I WANT to do nothing.

But that’s not all. I want to do nothing without falling asleep and without feeling guilty about it.

I used to once, about 45 years ago. I was a master. It helped that I found a bit in the Bible where it said idleness was a blessed state.

I was very blessed. So were the things around me. My mum used to poke her head round the door and bark: “How much longer are you going to loaf around on that blessed bed!”

It’s not easy to do nothing. It’s not to be confused with frying ants with a magnifying glass, or unbending a paper clip, or reading the telephone directory. Doing nothing requires the kind of inertness that makes a rock look busy.

I used to have the knack, but it’s like any skill – if you don’t use it, you lose it.

I could lie on my back in my bedroom and stare at a ceiling from the time the rising sun turned it white to the time it went black again.

Now I can’t even lie on my back. Well, not for more than five minutes. The joints stiffen up and I have to turn over.

And anyway, I feel guilty. Idleness might be a blessed state but guilt is a permanent one. It doesn’t actually stop you doing anything; it just stops you enjoying it. There’s no pleasure in staring at a ceiling that conjures images of lawn mowers or blocked gutters.

Still, the human brain is a wonderful thing. I don’t feel guilty for long – I fall asleep. They told me I’d need less sleep when I was older. They lied.

I only need less sleep when I’m actually in bed. Because I need a drink of water, I need to go the lavatory and I turn over every five minutes because my arms and legs go to sleep (how can your arms and legs go to sleep while your brain remains persistently active?)

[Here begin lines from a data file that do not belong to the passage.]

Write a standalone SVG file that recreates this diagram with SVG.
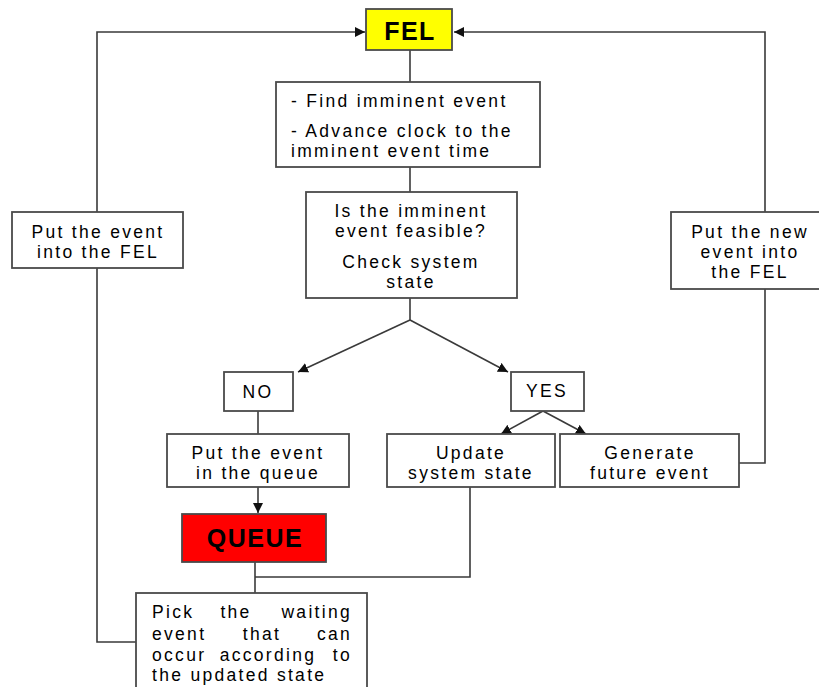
<svg xmlns="http://www.w3.org/2000/svg" width="819" height="687" viewBox="0 0 819 687">
  <style>
    .box { fill: #ffffff; stroke: #4a4a4a; stroke-width: 1.8; }
    .line { fill: none; stroke: #3a3a3a; stroke-width: 1.6; }
    .t { font-family: "Liberation Sans", Arial, sans-serif; font-size: 17.5px; fill: #000; letter-spacing: 2.3px; }
    .c { text-anchor: middle; }
    .e { text-anchor: end; }
    .big { font-family: "Liberation Sans", Arial, sans-serif; font-weight: bold; font-size: 25px; fill: #000; text-anchor: middle; letter-spacing: 1.5px; }
  </style>
  <defs>
    <marker id="arrow" viewBox="0 0 10 10" refX="10" refY="5" markerWidth="10" markerHeight="10" markerUnits="userSpaceOnUse" orient="auto">
      <path d="M0,0 L10,5 L0,10 Z" fill="#111"/>
    </marker>
  </defs>
  <rect width="819" height="687" fill="#ffffff"/>

  <g id="connectors">
    <!-- loop back from the pick step to the FEL -->
    <path class="line" d="M136,642 H97 V32 H365" marker-end="url(#arrow)"/>
    <!-- loop back from future event generation to the FEL -->
    <path class="line" d="M739,463 H765 V32 H454" marker-end="url(#arrow)"/>
    <line class="line" x1="410" y1="50" x2="410" y2="82"/>
    <line class="line" x1="410" y1="167" x2="410" y2="192"/>
    <line class="line" x1="410" y1="298" x2="410" y2="320"/>
    <path class="line" d="M410,320 L298,372" marker-end="url(#arrow)"/>
    <path class="line" d="M410,320 L508,372" marker-end="url(#arrow)"/>
    <line class="line" x1="258" y1="411" x2="258" y2="434"/>
    <path class="line" d="M543,411 L501,434" marker-end="url(#arrow)"/>
    <path class="line" d="M543,411 L586,434" marker-end="url(#arrow)"/>
    <path class="line" d="M258,487 V513" marker-end="url(#arrow)"/>
    <path class="line" d="M470,487 V577 H255"/>
    <line class="line" x1="255" y1="562" x2="255" y2="593"/>
  </g>

  <g id="fel">
    <rect x="366" y="9" width="86" height="41" fill="#ffff00" stroke="#4a4a4a" stroke-width="1.8"/>
    <text class="big" x="410" y="40" font-size="24">FEL</text>
  </g>

  <g id="find-imminent">
    <rect class="box" x="276" y="82" width="264" height="85"/>
    <text class="t" x="291" y="107">- Find imminent event</text>
    <text class="t" x="291" y="137">- Advance clock to the</text>
    <text class="t" x="291" y="157">imminent event time</text>
  </g>

  <g id="feasible-check">
    <rect class="box" x="306" y="192" width="211" height="106"/>
    <text class="t c" x="411" y="217">Is the imminent</text>
    <text class="t c" x="411" y="237">event feasible?</text>
    <text class="t c" x="411" y="268">Check system</text>
    <text class="t c" x="411" y="288">state</text>
  </g>

  <g id="put-into-fel">
    <rect class="box" x="12" y="212" width="171" height="56"/>
    <text class="t c" x="98" y="238">Put the event</text>
    <text class="t c" x="98" y="258">into the FEL</text>
  </g>

  <g id="put-new-into-fel">
    <rect class="box" x="671" y="212" width="150" height="77"/>
    <text class="t c" x="750" y="238">Put the new</text>
    <text class="t c" x="750" y="258">event into</text>
    <text class="t c" x="750" y="278">the FEL</text>
  </g>

  <g id="no">
    <rect class="box" x="224" y="372" width="69" height="39"/>
    <text class="t c" x="258" y="398">NO</text>
  </g>

  <g id="yes">
    <rect class="box" x="511" y="372" width="73" height="39"/>
    <text class="t c" x="547" y="397">YES</text>
  </g>

  <g id="put-in-queue">
    <rect class="box" x="167" y="434" width="182" height="53"/>
    <text class="t c" x="258" y="459">Put the event</text>
    <text class="t c" x="258" y="479">in the queue</text>
  </g>

  <g id="update-state">
    <rect class="box" x="387" y="434" width="168" height="53"/>
    <text class="t c" x="471" y="459">Update</text>
    <text class="t c" x="471" y="479">system state</text>
  </g>

  <g id="generate-event">
    <rect class="box" x="560" y="434" width="179" height="53"/>
    <text class="t c" x="650" y="459">Generate</text>
    <text class="t c" x="650" y="479">future event</text>
  </g>

  <g id="queue">
    <rect x="182" y="514" width="144" height="48" fill="#ff0000" stroke="#4a4a4a" stroke-width="1.8"/>
    <text class="big" x="255" y="547">QUEUE</text>
  </g>

  <g id="pick-waiting">
    <rect class="box" x="136" y="593" width="231" height="100"/>
    <text class="t" x="152" y="618">Pick</text>
    <text class="t c" x="236" y="618">the</text>
    <text class="t e" x="352" y="618">waiting</text>
    <text class="t" x="152" y="640">event</text>
    <text class="t c" x="262" y="640">that</text>
    <text class="t e" x="352" y="640">can</text>
    <text class="t" x="152" y="661">occur</text>
    <text class="t c" x="268" y="661">according</text>
    <text class="t e" x="352" y="661">to</text>
    <text class="t" x="152" y="681">the updated state</text>
  </g>
</svg>
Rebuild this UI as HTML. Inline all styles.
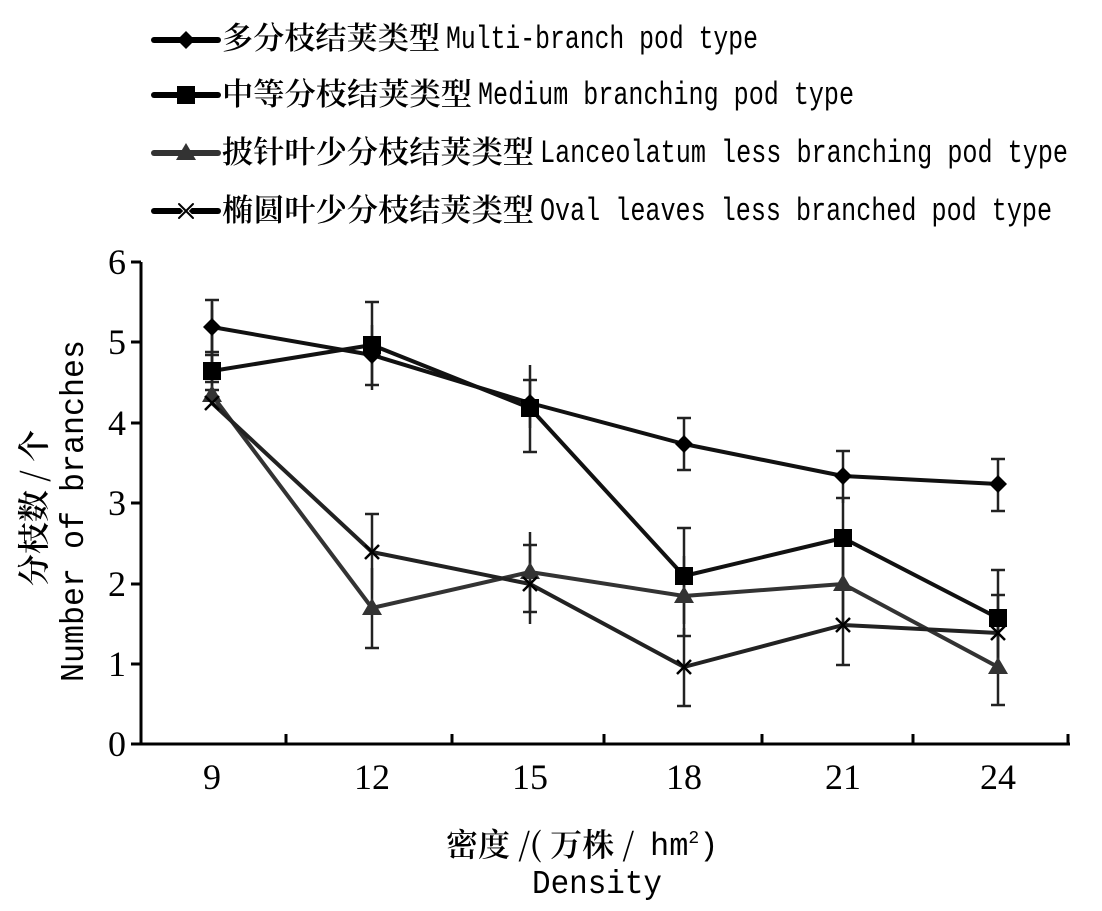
<!DOCTYPE html>
<html><head><meta charset="utf-8"><style>
html,body{margin:0;padding:0;background:#fff;}
svg text{font-family:"Liberation Mono","Noto Serif CJK SC",monospace;fill:#000;}
svg text.cjk{font-family:"Noto Serif CJK SC","Noto Sans CJK SC",serif;font-weight:600;}
svg text.ser{font-family:"Liberation Serif",serif;}
</style></head><body>
<svg width="1102" height="906" viewBox="0 0 1102 906" xmlns="http://www.w3.org/2000/svg">
<g stroke-width="6" stroke-linecap="round">
<line x1="154" y1="40" x2="218" y2="40" stroke="#000"/>
<path d="M186 31 L195 40 L186 49 L177 40Z" fill="#000"/>
<line x1="154" y1="95" x2="218" y2="95" stroke="#000"/>
<rect x="177" y="86" width="18" height="18" fill="#000"/>
<line x1="154" y1="153" x2="218" y2="153" stroke="#333"/>
<path d="M186 143 L196 160 L176 160Z" fill="#333"/>
<line x1="154" y1="211" x2="218" y2="211" stroke="#000"/>
<path d="M179 204 L193 218 M193 204 L179 218" stroke="#fff" stroke-width="4"/>
<path d="M179 204 L193 218 M193 204 L179 218" stroke="#000" stroke-width="2"/>
</g>
<g font-size="31">
<text class="cjk" x="222" y="49" textLength="218" lengthAdjust="spacingAndGlyphs">多分枝结荚类型</text>
<text x="446" y="48" font-size="32" textLength="312" lengthAdjust="spacingAndGlyphs">Multi-branch pod type</text>
<text class="cjk" x="222" y="105" textLength="250" lengthAdjust="spacingAndGlyphs">中等分枝结荚类型</text>
<text x="478" y="104" font-size="32" textLength="376" lengthAdjust="spacingAndGlyphs">Medium branching pod type</text>
<text class="cjk" x="222" y="163" textLength="312" lengthAdjust="spacingAndGlyphs">披针叶少分枝结荚类型</text>
<text x="540" y="162" font-size="32" textLength="528" lengthAdjust="spacingAndGlyphs">Lanceolatum less branching pod type</text>
<text class="cjk" x="222" y="221" textLength="312" lengthAdjust="spacingAndGlyphs">椭圆叶少分枝结荚类型</text>
<text x="540" y="220" font-size="32" textLength="512" lengthAdjust="spacingAndGlyphs">Oval leaves less branched pod type</text>
</g>
<g stroke="#000" stroke-width="3">
<line x1="141" y1="262" x2="141" y2="745"/>
<line x1="139" y1="744" x2="1070" y2="744"/>
<line x1="131" y1="262" x2="141" y2="262"/>
<line x1="131" y1="342" x2="141" y2="342"/>
<line x1="131" y1="423" x2="141" y2="423"/>
<line x1="131" y1="503" x2="141" y2="503"/>
<line x1="131" y1="584" x2="141" y2="584"/>
<line x1="131" y1="664" x2="141" y2="664"/>
<line x1="131" y1="744" x2="141" y2="744"/>
<line x1="286" y1="734" x2="286" y2="744"/>
<line x1="452" y1="734" x2="452" y2="744"/>
<line x1="604" y1="734" x2="604" y2="744"/>
<line x1="762" y1="734" x2="762" y2="744"/>
<line x1="913" y1="734" x2="913" y2="744"/>
<line x1="1068" y1="734" x2="1068" y2="744"/>
</g>
<g font-size="36" text-anchor="end">
<text class="ser" x="126" y="274">6</text><text class="ser" x="126" y="354">5</text><text class="ser" x="126" y="435">4</text><text class="ser" x="126" y="515">3</text><text class="ser" x="126" y="596">2</text><text class="ser" x="126" y="676">1</text><text class="ser" x="126" y="756">0</text>
</g>
<g font-size="36" text-anchor="middle">
<text class="ser" x="212" y="789">9</text><text class="ser" x="372" y="789">12</text><text class="ser" x="530" y="789">15</text><text class="ser" x="684" y="789">18</text><text class="ser" x="843" y="789">21</text><text class="ser" x="998" y="789">24</text>
</g>
<text class="cjk" font-size="32" transform="translate(45,508) rotate(-90)" text-anchor="middle">分枝数 / 个</text>
<text font-size="33" transform="translate(83,511) rotate(-90)" text-anchor="middle" textLength="342" lengthAdjust="spacingAndGlyphs">Number of branches</text>
<text class="cjk" x="446" y="856" font-size="32">密度 /( 万株 /</text>
<text x="650" y="855" font-size="32">hm<tspan font-size="18" dy="-12">2</tspan><tspan dy="12">)</tspan></text>
<text x="597" y="893" font-size="33" text-anchor="middle" textLength="130" lengthAdjust="spacingAndGlyphs">Density</text>
<g stroke="#222" stroke-width="2.5">
<path d="M212 300V355M205 300H219M205 355H219 M372 325V385M365 385H379 M530 380V428M523 380H537 M684 418V470M677 418H691M677 470H691 M843 451V503M836 451H850 M998 459V511M991 459H1005M991 511H1005"/>
<path d="M212 352V390M205 352H219 M372 302V390M365 302H379 M530 365V452M523 452H537 M684 528V624M677 528H691 M843 498V580M836 498H850 M998 570V666M991 570H1005"/>
<path d="M212 310V390M205 390H219 M372 568V648M365 648H379 M530 532V612M523 612H537 M684 556V636M677 636H691 M843 544V624M836 544H850 M998 627V705M991 705H1005"/>
<path d="M212 302V382M205 382H219 M372 514V590M365 514H379 M530 545V624M523 545H537 M684 628V706M677 706H691 M843 585V665M836 665H850 M998 595V673M991 595H1005"/>
</g>
<g fill="none" stroke-width="4" stroke-linejoin="round">
<polyline stroke="#111" points="212,327 372,355 530,403 684,444 843,476 998,484"/>
<polyline stroke="#111" points="212,371 372,345 530,408 684,576 843,538 998,618"/>
<polyline stroke="#333" points="212,395 372,608 530,572 684,596 843,584 998,667"/>
<polyline stroke="#222" points="212,403 372,552 530,584 684,667 843,625 998,633"/>
</g>
<g fill="#000">
<path d="M212 318l9 9-9 9-9-9Z M372 346l9 9-9 9-9-9Z M530 394l9 9-9 9-9-9Z M684 435l9 9-9 9-9-9Z M843 467l9 9-9 9-9-9Z M998 475l9 9-9 9-9-9Z"/>
<path d="M203 362h18v18h-18Z M363 336h18v18h-18Z M521 399h18v18h-18Z M675 567h18v18h-18Z M834 529h18v18h-18Z M989 609h18v18h-18Z"/>
</g>
<g fill="#333">
<path d="M212 385l10 17h-20Z M372 598l10 17h-20Z M530 562l10 17h-20Z M684 586l10 17h-20Z M843 574l10 17h-20Z M998 657l10 17h-20Z"/>
</g>
<g stroke="#000" stroke-width="2.5">
<path d="M205 396l14 14m0-14l-14 14 M365 545l14 14m0-14l-14 14 M523 577l14 14m0-14l-14 14 M677 660l14 14m0-14l-14 14 M836 618l14 14m0-14l-14 14 M991 626l14 14m0-14l-14 14"/>
</g>
</svg>
</body></html>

When I’m sitting in a chair or driving the car the transition from wakefulness to sleep is seamless – and very quick.

But it’s not the same as doing nothing.

I think I’ll have to go away. Take a holiday where there’s no people, no lawns and no gutters; and concentrate really hard on doing nothing.

The funny thing is that when I was a kid it was easy. I don’t remember ever practising. And I loved it. The sense of loss is overwhelming. Like playing with your food. I used to make mountain ranges of mashed potatoes with lakes of gravy in them in which I drowned people. Well, peas actually, but I pretended they were people.

Then it was entertainment – now it’s just dinner. I tried to recreate the feeling by playing games with a stir fry, but nothing happened. Except my wife sent off for some nursing home brochures.

Did you know, too, that when you grow up you can no longer hear bats?

Bats squeak – but you only know that because you remember hearing them as a kid. When you get to about 25 years your ears begin to block out some sounds: your girlfriend asking when you’re going to get married; your parents asking when you’re going to move out. And bats.

It’s no wonder old people suffer from depression. It’s like being a plum tree, where the plums are all the things you’re able to do, and one by one, in a comparatively short space of time, they go ripe and drop off, and the flies get them.

I don’t want much. In fact I want nothing. I want to do… nothing.

Before I’m dead, and I have to do it forever.